— start —

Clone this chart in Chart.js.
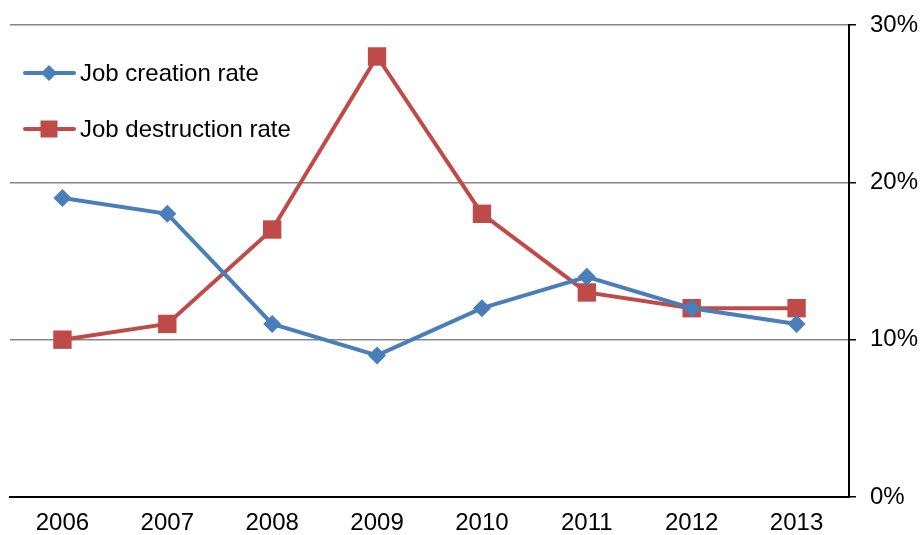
<!DOCTYPE html>
<html>
<head>
<meta charset="utf-8">
<script src="https://cdn.jsdelivr.net/npm/chart.js@4/dist/chart.umd.min.js"></script>
<style>
html,body{margin:0;padding:0;background:#fff;}
#wrap{width:922px;height:535px;}
</style>
</head>
<body>
<div id="wrap"><canvas id="c" width="922" height="535"></canvas></div>
<script>
const years = ['2006','2007','2008','2009','2010','2011','2012','2013'];
const jobCreation = [19, 18, 11, 9, 12, 14, 12, 11];
const jobDestruction = [10, 11, 17, 28, 18, 13, 12, 12];
const yTicks = [0, 10, 20, 30];

const FONT = '"Liberation Sans", Arial, sans-serif';

const insideLegend = {
  id: 'insideLegend',
  afterDraw(chart) {
    const ctx = chart.ctx;
    const items = chart.data.datasets;
    ctx.save();
    items.forEach((ds, i) => {
      const y = 73 + i * 56;
      const x0 = 25, x1 = 74, cx = 49;
      ctx.strokeStyle = ds.borderColor;
      ctx.lineWidth = 4;
      ctx.lineCap = 'round';
      ctx.beginPath(); ctx.moveTo(x0, y); ctx.lineTo(x1, y); ctx.stroke();
      ctx.fillStyle = ds.pointBackgroundColor;
      if (ds.pointStyle === 'rectRot') {
        const r = 8;
        ctx.beginPath();
        ctx.moveTo(cx, y - r); ctx.lineTo(cx + r, y); ctx.lineTo(cx, y + r); ctx.lineTo(cx - r, y);
        ctx.closePath(); ctx.fill();
      } else {
        const h = 8.5;
        ctx.fillRect(cx - h, y - h, 2 * h, 2 * h);
      }
      ctx.fillStyle = '#000';
      ctx.font = '24px ' + FONT;
      ctx.textBaseline = 'middle';
      ctx.textAlign = 'left';
      ctx.fillText(ds.label, 80, y + 1);
    });
    ctx.restore();
  }
};

new Chart(document.getElementById('c'), {
  type: 'line',
  data: {
    labels: years,
    datasets: [
      {
        label: 'Job creation rate',
        data: jobCreation,
        borderColor: '#4A7EBB',
        backgroundColor: '#4A7EBB',
        pointBackgroundColor: '#4A7EBB',
        pointBorderColor: '#4A7EBB',
        pointStyle: 'rectRot',
        pointRadius: 9,
        pointBorderWidth: 0,
        borderWidth: 4,
        tension: 0,
        fill: false
      },
      {
        label: 'Job destruction rate',
        data: jobDestruction,
        borderColor: '#BE4B48',
        backgroundColor: '#BE4B48',
        pointBackgroundColor: '#BE4B48',
        pointBorderColor: '#BE4B48',
        pointStyle: 'rect',
        pointRadius: 13,
        pointBorderWidth: 0,
        borderWidth: 4,
        tension: 0,
        fill: false
      }
    ]
  },
  options: {
    responsive: false,
    animation: false,
    layout: { autoPadding: false, padding: { left: 10, top: 25, right: 0, bottom: 0 } },
    plugins: { legend: { display: false }, tooltip: { enabled: false } },
    scales: {
      x: {
        offset: true,
        grid: { display: false, drawTicks: false },
        border: { display: true, color: '#000', width: 2 },
        ticks: { color: '#000', font: { family: FONT, size: 24 }, padding: 12, maxRotation: 0 },
        afterFit(s) { s.height = 38; s.paddingLeft = 0; s.paddingRight = 0; }
      },
      y: {
        position: 'right',
        min: 0, max: 30,
        afterBuildTicks(s) { s.ticks = yTicks.map(v => ({ value: v })); },
        grid: { color: '#868686', lineWidth: 1.5, tickLength: 7, tickColor: '#000', drawTicks: true },
        border: { display: true, color: '#000', width: 2 },
        ticks: { color: '#000', font: { family: FONT, size: 24 }, padding: 14, callback: v => v + '%' },
        afterFit(s) { s.width = 73; s.paddingTop = 0; s.paddingBottom = 0; }
      }
    }
  },
  plugins: [insideLegend]
});
</script>
</body>
</html>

— end —

## STATED PROBLEM
Are you able to set down all the lines above exactly, without any pictures?

## WRITTEN REPLY
Clone this chart in Chart.js.
<!DOCTYPE html>
<html>
<head>
<meta charset="utf-8">
<script src="https://cdn.jsdelivr.net/npm/chart.js@4/dist/chart.umd.min.js"></script>
<style>
html,body{margin:0;padding:0;background:#fff;}
#wrap{width:922px;height:535px;}
</style>
</head>
<body>
<div id="wrap"><canvas id="c" width="922" height="535"></canvas></div>
<script>
const years = ['2006','2007','2008','2009','2010','2011','2012','2013'];
const jobCreation = [19, 18, 11, 9, 12, 14, 12, 11];
const jobDestruction = [10, 11, 17, 28, 18, 13, 12, 12];
const yTicks = [0, 10, 20, 30];

const FONT = '"Liberation Sans", Arial, sans-serif';

const insideLegend = {
  id: 'insideLegend',
  afterDraw(chart) {
    const ctx = chart.ctx;
    const items = chart.data.datasets;
    ctx.save();
    items.forEach((ds, i) => {
      const y = 73 + i * 56;
      const x0 = 25, x1 = 74, cx = 49;
      ctx.strokeStyle = ds.borderColor;
      ctx.lineWidth = 4;
      ctx.lineCap = 'round';
      ctx.beginPath(); ctx.moveTo(x0, y); ctx.lineTo(x1, y); ctx.stroke();
      ctx.fillStyle = ds.pointBackgroundColor;
      if (ds.pointStyle === 'rectRot') {
        const r = 8;
        ctx.beginPath();
        ctx.moveTo(cx, y - r); ctx.lineTo(cx + r, y); ctx.lineTo(cx, y + r); ctx.lineTo(cx - r, y);
        ctx.closePath(); ctx.fill();
      } else {
        const h = 8.5;
        ctx.fillRect(cx - h, y - h, 2 * h, 2 * h);
      }
      ctx.fillStyle = '#000';
      ctx.font = '24px ' + FONT;
      ctx.textBaseline = 'middle';
      ctx.textAlign = 'left';
      ctx.fillText(ds.label, 80, y + 1);
    });
    ctx.restore();
  }
};

new Chart(document.getElementById('c'), {
  type: 'line',
  data: {
    labels: years,
    datasets: [
      {
        label: 'Job creation rate',
        data: jobCreation,
        borderColor: '#4A7EBB',
        backgroundColor: '#4A7EBB',
        pointBackgroundColor: '#4A7EBB',
        pointBorderColor: '#4A7EBB',
        pointStyle: 'rectRot',
        pointRadius: 9,
        pointBorderWidth: 0,
        borderWidth: 4,
        tension: 0,
        fill: false
      },
      {
        label: 'Job destruction rate',
        data: jobDestruction,
        borderColor: '#BE4B48',
        backgroundColor: '#BE4B48',
        pointBackgroundColor: '#BE4B48',
        pointBorderColor: '#BE4B48',
        pointStyle: 'rect',
        pointRadius: 13,
        pointBorderWidth: 0,
        borderWidth: 4,
        tension: 0,
        fill: false
      }
    ]
  },
  options: {
    responsive: false,
    animation: false,
    layout: { autoPadding: false, padding: { left: 10, top: 25, right: 0, bottom: 0 } },
    plugins: { legend: { display: false }, tooltip: { enabled: false } },
    scales: {
      x: {
        offset: true,
        grid: { display: false, drawTicks: false },
        border: { display: true, color: '#000', width: 2 },
        ticks: { color: '#000', font: { family: FONT, size: 24 }, padding: 12, maxRotation: 0 },
        afterFit(s) { s.height = 38; s.paddingLeft = 0; s.paddingRight = 0; }
      },
      y: {
        position: 'right',
        min: 0, max: 30,
        afterBuildTicks(s) { s.ticks = yTicks.map(v => ({ value: v })); },
        grid: { color: '#868686', lineWidth: 1.5, tickLength: 7, tickColor: '#000', drawTicks: true },
        border: { display: true, color: '#000', width: 2 },
        ticks: { color: '#000', font: { family: FONT, size: 24 }, padding: 14, callback: v => v + '%' },
        afterFit(s) { s.width = 73; s.paddingTop = 0; s.paddingBottom = 0; }
      }
    }
  },
  plugins: [insideLegend]
});
</script>
</body>
</html>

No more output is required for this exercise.